It is often related to the differential gear ratio as much as anything else.
But, since the advent of unibody construction, too much force on a hitch can twist the body enough to affect traction.
If it were me, I wouldn't risk going that much over the rating.
I simply wonder if the rating is always a bit conservative. I've heard that the X5 rated in US for 6000 lbs is rated for 7700 in the EU... So I was just wondering about the physical ability of the car vs politics and over-protective rating process. I take the point about illegality of it, but still wanted to get a sense for the true capacity of all the components that matter when towing. The trailer has its own brakes.
A properly set up boat and trailer should not have more than 10% of its mass on the trailer tongue.
MDX max tongue = 450lbs
max boat trailer = 4500lbs
It is a local tow to the ramp or taking a trip?
I would lock it in D4 for the highway and leave extra room for braking.
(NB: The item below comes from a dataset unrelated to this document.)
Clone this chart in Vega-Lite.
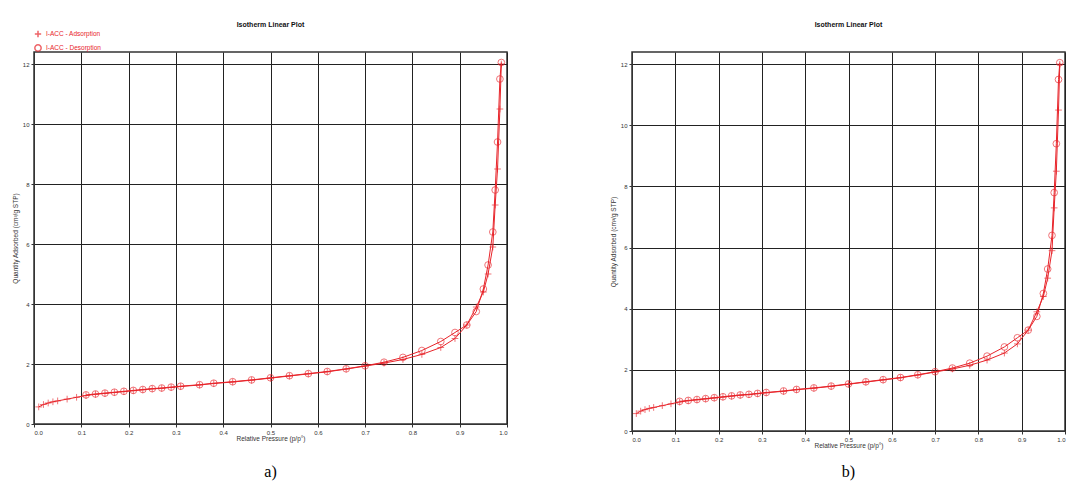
{
  "$schema": "https://vega.github.io/schema/vega-lite/v6.json",
  "background": "white",
  "padding": {"left": 11, "top": 20, "right": 2, "bottom": 0},
  "config": {
    "view": {"stroke": "#333", "strokeWidth": 1.5},
    "font": "Liberation Sans",
    "title": {"fontSize": 7, "fontWeight": "bold", "color": "#111", "offset": 24},
    "axis": {"labelFontSize": 6, "titleFontSize": 6.5, "titleFontWeight": "normal", "gridColor": "#222", "gridOpacity": 1, "gridWidth": 1, "domainColor": "#333", "tickColor": "#333", "labelColor": "#333", "titleColor": "#333", "tickSize": 3}
  },
  "datasets": {
    "iso": [
      {"p": 0.01, "q": 0.57, "s": "I-ACC - Adsorption"},
      {"p": 0.02, "q": 0.65, "s": "I-ACC - Adsorption"},
      {"p": 0.03, "q": 0.70, "s": "I-ACC - Adsorption"},
      {"p": 0.04, "q": 0.74, "s": "I-ACC - Adsorption"},
      {"p": 0.05, "q": 0.77, "s": "I-ACC - Adsorption"},
      {"p": 0.07, "q": 0.83, "s": "I-ACC - Adsorption"},
      {"p": 0.09, "q": 0.89, "s": "I-ACC - Adsorption"},
      {"p": 0.11, "q": 0.95, "s": "I-ACC - Adsorption"},
      {"p": 0.13, "q": 0.99, "s": "I-ACC - Adsorption"},
      {"p": 0.15, "q": 1.02, "s": "I-ACC - Adsorption"},
      {"p": 0.17, "q": 1.05, "s": "I-ACC - Adsorption"},
      {"p": 0.19, "q": 1.08, "s": "I-ACC - Adsorption"},
      {"p": 0.21, "q": 1.11, "s": "I-ACC - Adsorption"},
      {"p": 0.23, "q": 1.14, "s": "I-ACC - Adsorption"},
      {"p": 0.25, "q": 1.17, "s": "I-ACC - Adsorption"},
      {"p": 0.27, "q": 1.19, "s": "I-ACC - Adsorption"},
      {"p": 0.29, "q": 1.22, "s": "I-ACC - Adsorption"},
      {"p": 0.31, "q": 1.25, "s": "I-ACC - Adsorption"},
      {"p": 0.35, "q": 1.30, "s": "I-ACC - Adsorption"},
      {"p": 0.38, "q": 1.35, "s": "I-ACC - Adsorption"},
      {"p": 0.42, "q": 1.40, "s": "I-ACC - Adsorption"},
      {"p": 0.46, "q": 1.46, "s": "I-ACC - Adsorption"},
      {"p": 0.50, "q": 1.53, "s": "I-ACC - Adsorption"},
      {"p": 0.54, "q": 1.60, "s": "I-ACC - Adsorption"},
      {"p": 0.58, "q": 1.67, "s": "I-ACC - Adsorption"},
      {"p": 0.62, "q": 1.74, "s": "I-ACC - Adsorption"},
      {"p": 0.66, "q": 1.83, "s": "I-ACC - Adsorption"},
      {"p": 0.70, "q": 1.93, "s": "I-ACC - Adsorption"},
      {"p": 0.74, "q": 2.03, "s": "I-ACC - Adsorption"},
      {"p": 0.78, "q": 2.15, "s": "I-ACC - Adsorption"},
      {"p": 0.82, "q": 2.32, "s": "I-ACC - Adsorption"},
      {"p": 0.86, "q": 2.55, "s": "I-ACC - Adsorption"},
      {"p": 0.89, "q": 2.85, "s": "I-ACC - Adsorption"},
      {"p": 0.915, "q": 3.3, "s": "I-ACC - Adsorption"},
      {"p": 0.935, "q": 3.9, "s": "I-ACC - Adsorption"},
      {"p": 0.95, "q": 4.4, "s": "I-ACC - Adsorption"},
      {"p": 0.96, "q": 5.0, "s": "I-ACC - Adsorption"},
      {"p": 0.97, "q": 5.9, "s": "I-ACC - Adsorption"},
      {"p": 0.975, "q": 7.3, "s": "I-ACC - Adsorption"},
      {"p": 0.98, "q": 8.5, "s": "I-ACC - Adsorption"},
      {"p": 0.985, "q": 10.5, "s": "I-ACC - Adsorption"},
      {"p": 0.988, "q": 12.0, "s": "I-ACC - Adsorption"},
      {"p": 0.988, "q": 12.05, "s": "I-ACC - Desorption"},
      {"p": 0.985, "q": 11.5, "s": "I-ACC - Desorption"},
      {"p": 0.98, "q": 9.4, "s": "I-ACC - Desorption"},
      {"p": 0.975, "q": 7.8, "s": "I-ACC - Desorption"},
      {"p": 0.97, "q": 6.4, "s": "I-ACC - Desorption"},
      {"p": 0.96, "q": 5.3, "s": "I-ACC - Desorption"},
      {"p": 0.95, "q": 4.5, "s": "I-ACC - Desorption"},
      {"p": 0.935, "q": 3.75, "s": "I-ACC - Desorption"},
      {"p": 0.915, "q": 3.3, "s": "I-ACC - Desorption"},
      {"p": 0.89, "q": 3.05, "s": "I-ACC - Desorption"},
      {"p": 0.86, "q": 2.75, "s": "I-ACC - Desorption"},
      {"p": 0.82, "q": 2.45, "s": "I-ACC - Desorption"},
      {"p": 0.78, "q": 2.22, "s": "I-ACC - Desorption"},
      {"p": 0.74, "q": 2.06, "s": "I-ACC - Desorption"},
      {"p": 0.70, "q": 1.94, "s": "I-ACC - Desorption"},
      {"p": 0.66, "q": 1.84, "s": "I-ACC - Desorption"},
      {"p": 0.62, "q": 1.75, "s": "I-ACC - Desorption"},
      {"p": 0.58, "q": 1.68, "s": "I-ACC - Desorption"},
      {"p": 0.54, "q": 1.61, "s": "I-ACC - Desorption"},
      {"p": 0.50, "q": 1.54, "s": "I-ACC - Desorption"},
      {"p": 0.46, "q": 1.47, "s": "I-ACC - Desorption"},
      {"p": 0.42, "q": 1.41, "s": "I-ACC - Desorption"},
      {"p": 0.38, "q": 1.36, "s": "I-ACC - Desorption"},
      {"p": 0.35, "q": 1.31, "s": "I-ACC - Desorption"},
      {"p": 0.31, "q": 1.26, "s": "I-ACC - Desorption"},
      {"p": 0.29, "q": 1.23, "s": "I-ACC - Desorption"},
      {"p": 0.27, "q": 1.20, "s": "I-ACC - Desorption"},
      {"p": 0.25, "q": 1.18, "s": "I-ACC - Desorption"},
      {"p": 0.23, "q": 1.15, "s": "I-ACC - Desorption"},
      {"p": 0.21, "q": 1.12, "s": "I-ACC - Desorption"},
      {"p": 0.19, "q": 1.09, "s": "I-ACC - Desorption"},
      {"p": 0.17, "q": 1.06, "s": "I-ACC - Desorption"},
      {"p": 0.15, "q": 1.03, "s": "I-ACC - Desorption"},
      {"p": 0.13, "q": 1.00, "s": "I-ACC - Desorption"},
      {"p": 0.11, "q": 0.97, "s": "I-ACC - Desorption"}
    ]
  },
  "spacing": 100,
  "hconcat": [
    {
      "spacing": 19,
      "vconcat": [
        {
          "title": "Isotherm Linear Plot",
          "width": 473,
          "height": 372,
          "data": {"name": "iso"},
          "encoding": {
            "x": {"field": "p", "type": "quantitative", "scale": {"domain": [0, 1]}, "axis": {"title": "Relative Pressure (p/p°)", "values": [0,0.1,0.2,0.3,0.4,0.5,0.6,0.7,0.8,0.9,1.0], "format": ".1f", "titlePadding": 0}},
            "y": {"field": "q", "type": "quantitative", "scale": {"domain": [0, 12.4], "nice": false}, "axis": {"title": "Quantity Adsorbed (cm³/g STP)", "values": [0,2,4,6,8,10,12], "titlePadding": 4}}
          },
          "layer": [
            {"mark": {"type": "line", "color": "#e8242a", "strokeWidth": 1}, "encoding": {"detail": {"field": "s"}, "order": {"field": "p"}}},
            {"mark": {"type": "point", "color": "#e8242a", "size": 45, "strokeWidth": 0.9, "filled": false},
             "encoding": {"shape": {"field": "s", "type": "nominal", "scale": {"range": ["M-1,0L1,0M0,-1L0,1", "circle"]},
               "legend": {"title": null, "orient": "none", "legendX": 0, "legendY": -22, "labelFontSize": 6.5, "labelColor": "#e8242a", "symbolStrokeColor": "#e8242a", "rowPadding": 0, "symbolSize": 40}}}}
          ]
        },
        {
          "width": 473, "height": 20,
          "data": {"values": [{"c": "a)"}]},
          "mark": {"type": "text", "font": "Liberation Serif", "fontSize": 16, "color": "#000"},
          "encoding": {"text": {"field": "c"}},
          "view": {"stroke": null}
        }
      ]
    },
    {
      "spacing": 12,
      "vconcat": [
        {
          "title": "Isotherm Linear Plot",
          "width": 433,
          "height": 379,
          "data": {"name": "iso"},
          "encoding": {
            "x": {"field": "p", "type": "quantitative", "scale": {"domain": [0, 1]}, "axis": {"title": "Relative Pressure (p/p°)", "values": [0,0.1,0.2,0.3,0.4,0.5,0.6,0.7,0.8,0.9,1.0], "format": ".1f", "titlePadding": 0}},
            "y": {"field": "q", "type": "quantitative", "scale": {"domain": [0, 12.4], "nice": false}, "axis": {"title": "Quantity Adsorbed (cm³/g STP)", "values": [0,2,4,6,8,10,12], "titlePadding": 4}}
          },
          "layer": [
            {"mark": {"type": "line", "color": "#e8242a", "strokeWidth": 1}, "encoding": {"detail": {"field": "s"}, "order": {"field": "p"}}},
            {"mark": {"type": "point", "color": "#e8242a", "size": 45, "strokeWidth": 0.9, "filled": false},
             "encoding": {"shape": {"field": "s", "type": "nominal", "scale": {"range": ["M-1,0L1,0M0,-1L0,1", "circle"]},
               "legend": null}}}
          ]
        },
        {
          "width": 433, "height": 20,
          "data": {"values": [{"c": "b)"}]},
          "mark": {"type": "text", "font": "Liberation Serif", "fontSize": 16, "color": "#000"},
          "encoding": {"text": {"field": "c"}},
          "view": {"stroke": null}
        }
      ]
    }
  ]
}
Consider the AirLift 1000 helper bag kit to prevent rear sag and tire eating camber.
It is not the safest thing to do and if you do decide to proceed, make all steering brake and gas inputs gentle and gradual.
It would be a 3-hr trip. I always tow in D4 (used to have a smaller Bayliner 175).
I also have Airlift 1000 installed and could not be happier with it. Braking should be ok as the trailer has its own.
What kind of boat? What is the dry weight?
I towed a 5000lb 22ft wakeboard boat a short distance. The rear suspension sagged and caused unsafe steering. First Gear in the MDX is not low enough to pull it up the boat ramp. A V6 VW Touareg with 6speed trans tows this boat with no problems. (7700lb factory tow rating)
Was your boat 5000 or boat with the trailer?
Chaparral Sunesta 244, dry weight 4400 lbs, probably 5400 with trailer.
No sag due to Airlift 1000. Are you saying the MDX would have a hard time pulling it out of the water? It would be about 6000 lbs with some fuel remaining on board. Is that a major concern?